Board games are intended to be permanent objects that can be enjoyed for years, if not decades, so I've always been fascinated by the concept of a board game becoming obsolete. Such was the the case with the Battlestar Galactica, a game cut off at the knees last year when Indie Boards & Cards published The Resistance. This new game on the block played in a fraction of the time with as much if not more suspense, relegating Battlestar Galactica to the back of the game closet.
Yet while I primarily play games as a test of skill, there is something to be said for an enjoyable theme. Battlestar, with its Cylons, always served as the perfect setting for the "hidden role" genre of games. Enter BoardGameGeek.com user Evan Derrick, who has followed tradition for the website by creating an "express" version of this popular game. BSG Express aims to bring the original game's weighty playtime down, while also adding the luck of the dice to spice up a game prone to dragging on. Since revealing his design to the community, BSG Express has shot up the ranks of BGG's "Hotness" ladder, calling much attention to the fan-made game.
Cards and markers for the unofficial "express" version of Battlestar Galactica
As part of the "hidden role" genre of games, both Battlestar Galactica and The Resistance draw inspiration off of the classic game of Werewolf. Players are assigned roles in secret at the game's start, and must tilt the game in their favor by eliminating players of the opposing faction in public votes. These games have built on the basic formula by adding special powers and abilities to aid in revealing a player's true motivation, but at their core, every match still comes down to a tense social game of accusations and body language.
Battlestar Galactica used the secret threat of Cyclons to great effect, but the 2-3 hour play experience needed to be trimmed down. BSG Express slashes that to about one hour, which is great, but the unexpected twist is the inclusion of die rolls.

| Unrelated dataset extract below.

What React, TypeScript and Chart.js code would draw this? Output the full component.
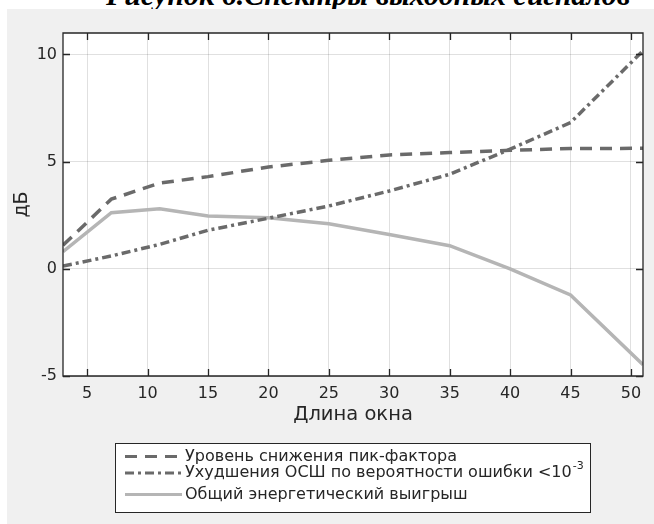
import React, { useEffect, useRef } from "react";
import { Chart, registerables } from "chart.js";

Chart.register(...registerables);

const windowLengths = [3, 7, 11, 15, 20, 25, 30, 35, 40, 45, 51];
const peakFactorReduction = [1.1, 3.25, 4.0, 4.3, 4.75, 5.06, 5.31, 5.42, 5.53, 5.61, 5.62];
const snrDegradation = [0.13, 0.6, 1.14, 1.8, 2.36, 2.93, 3.63, 4.41, 5.58, 6.82, 10.17];
const totalGain = [0.8, 2.62, 2.8, 2.46, 2.38, 2.1, 1.6, 1.08, 0.0, -1.22, -4.47];

const xTicks = [5, 10, 15, 20, 25, 30, 35, 40, 45, 50];
const yTicks = [-5, 0, 5, 10];

const seriesLabels = [
  "Уровень снижения пик-фактора",
  "Ухудшения ОСШ по вероятности ошибки <10",
  "Общий энергетический выигрыш",
];
const legendSuperscript = ["", "-3", ""];
const figureCaption = "Рисунок 6.Спектры выходных сигналов";
const xTitle = "Длина окна";
const yTitle = "дБ";

const DARK = "#6a6a6a";
const LIGHT = "#b5b5b5";
const AXIS = "#262626";
const FONT = "'DejaVu Sans', sans-serif";

const dashes = [[12, 8], [9, 4, 3, 4], []];
const colors = [DARK, DARK, LIGHT];

const framePlugin = {
  id: "frame",
  beforeDraw(chart: any) {
    const { ctx, chartArea } = chart;
    ctx.save();
    ctx.fillStyle = "#f0f0f0";
    ctx.fillRect(0, 0, chart.width, chart.height);
    ctx.fillStyle = "#ffffff";
    ctx.fillRect(chartArea.left, chartArea.top, chartArea.right - chartArea.left, chartArea.bottom - chartArea.top);
    ctx.restore();
  },
  afterDatasetsDraw(chart: any) {
    const { ctx, chartArea } = chart;
    const { left, top, right, bottom } = chartArea;
    const xs = chart.scales.x;
    const ys = chart.scales.y;
    const tl = 7;
    ctx.save();
    ctx.strokeStyle = AXIS;
    ctx.lineWidth = 1.3;
    ctx.beginPath();
    ctx.rect(left, top, right - left, bottom - top);
    for (const v of xTicks) {
      const px = Math.round(xs.getPixelForValue(v)) + 0.5;
      ctx.moveTo(px, bottom);
      ctx.lineTo(px, bottom - tl);
      ctx.moveTo(px, top);
      ctx.lineTo(px, top + tl);
    }
    for (const v of yTicks) {
      const py = Math.round(ys.getPixelForValue(v)) + 0.5;
      ctx.moveTo(left, py);
      ctx.lineTo(left + tl, py);
      ctx.moveTo(right, py);
      ctx.lineTo(right - tl, py);
    }
    ctx.stroke();
    ctx.restore();
  },
  afterDraw(chart: any) {
    const { ctx } = chart;
    const bx = 108, by = 434, bw = 475, bh = 69;
    ctx.save();
    ctx.fillStyle = "#ffffff";
    ctx.fillRect(bx, by, bw, bh);
    ctx.strokeStyle = "#262626";
    ctx.lineWidth = 1;
    ctx.strokeRect(bx + 0.5, by + 0.5, bw, bh);
    const rows = [447.5, 464, 485.5];
    seriesLabels.forEach((label, i) => {
      const yy = rows[i];
      ctx.beginPath();
      ctx.setLineDash(dashes[i]);
      ctx.strokeStyle = colors[i];
      ctx.lineWidth = 3;
      ctx.moveTo(118, yy);
      ctx.lineTo(175, yy);
      ctx.stroke();
      ctx.setLineDash([]);
      ctx.fillStyle = AXIS;
      ctx.font = `16px ${FONT}`;
      ctx.textBaseline = "middle";
      ctx.textAlign = "left";
      ctx.fillText(label, 178, yy);
      if (legendSuperscript[i]) {
        const w = ctx.measureText(label).width;
        ctx.font = `11px ${FONT}`;
        ctx.fillText(legendSuperscript[i], 178 + w + 1, yy - 7);
      }
    });
    ctx.restore();
  },
};

export default function App() {
  const ref = useRef<HTMLCanvasElement | null>(null);
  useEffect(() => {
    if (!ref.current) return;
    const mk = (d: number[]) => windowLengths.map((x, i) => ({ x, y: d[i] }));
    const chart = new Chart(ref.current, {
      type: "line",
      data: {
        datasets: [peakFactorReduction, snrDegradation, totalGain].map((d, i) => ({
          label: seriesLabels[i],
          data: mk(d),
          borderColor: colors[i],
          borderWidth: 3.5,
          borderDash: dashes[i],
          pointRadius: 0,
          fill: false,
          tension: 0,
        })),
      },
      options: {
        animation: false,
        responsive: false,
        maintainAspectRatio: false,
        events: [],
        layout: { padding: { left: 3.6, right: 11, top: 24, bottom: 97.3 } },
        plugins: { legend: { display: false }, tooltip: { enabled: false }, title: { display: false } },
        scales: {
          x: {
            type: "linear",
            min: 3,
            max: 51,
            afterBuildTicks: (s: any) => { s.ticks = xTicks.map((v) => ({ value: v })); },
            afterFit: (s: any) => { s.height = 50.7; },
            grid: { color: "rgba(0,0,0,0.12)", drawTicks: false, lineWidth: 1 },
            border: { display: false },
            ticks: { padding: 8, color: AXIS, font: { family: FONT, size: 16 }, maxRotation: 0 },
            title: { display: true, text: xTitle, color: AXIS, padding: 0, font: { family: FONT, size: 19.5, lineHeight: 1.2 } },
          },
          y: {
            type: "linear",
            min: -5,
            max: 11,
            afterBuildTicks: (s: any) => { s.ticks = yTicks.map((v) => ({ value: v })); },
            afterFit: (s: any) => { s.width = 52.4; },
            grid: { color: "rgba(0,0,0,0.12)", drawTicks: false, lineWidth: 1 },
            border: { display: false },
            ticks: { padding: 6, color: AXIS, font: { family: FONT, size: 16 } },
            title: { display: true, text: yTitle, color: AXIS, padding: 0, font: { family: FONT, size: 19, lineHeight: 1.2 } },
          },
        },
      },
      plugins: [framePlugin],
    });
    return () => chart.destroy();
  }, []);

  return (
    <div style={{ position: "fixed", left: 0, top: 0, width: 654, height: 524, overflow: "hidden", background: "#ffffff" }}>
      <div
        style={{
          position: "absolute",
          left: 0,
          top: -20,
          width: 736,
          textAlign: "center",
          fontFamily: "'Liberation Serif', serif",
          fontWeight: "bold",
          fontStyle: "italic",
          fontSize: 30,
          lineHeight: "30px",
          whiteSpace: "nowrap",
          color: "#000",
        }}
      >
        {figureCaption}
      </div>
      <div style={{ position: "absolute", left: 7, top: 9, width: 647, height: 515 }}>
        <canvas ref={ref} width={647} height={515} style={{ display: "block", width: 647, height: 515 }} />
      </div>
    </div>
  );
}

During the game, players complete actions, hold votes, and resolve crises by rolling the skill dice with a mix of positive and negative numbers on their faces. The results of each roll are private to the person who rolled the dice, who then submits only a portion of them to the public vote. If a popular action is sabotaged, now you can bluff your secret Cylon status on a bad die roll, or frame another player who honestly did fall victim to the luck of the dice.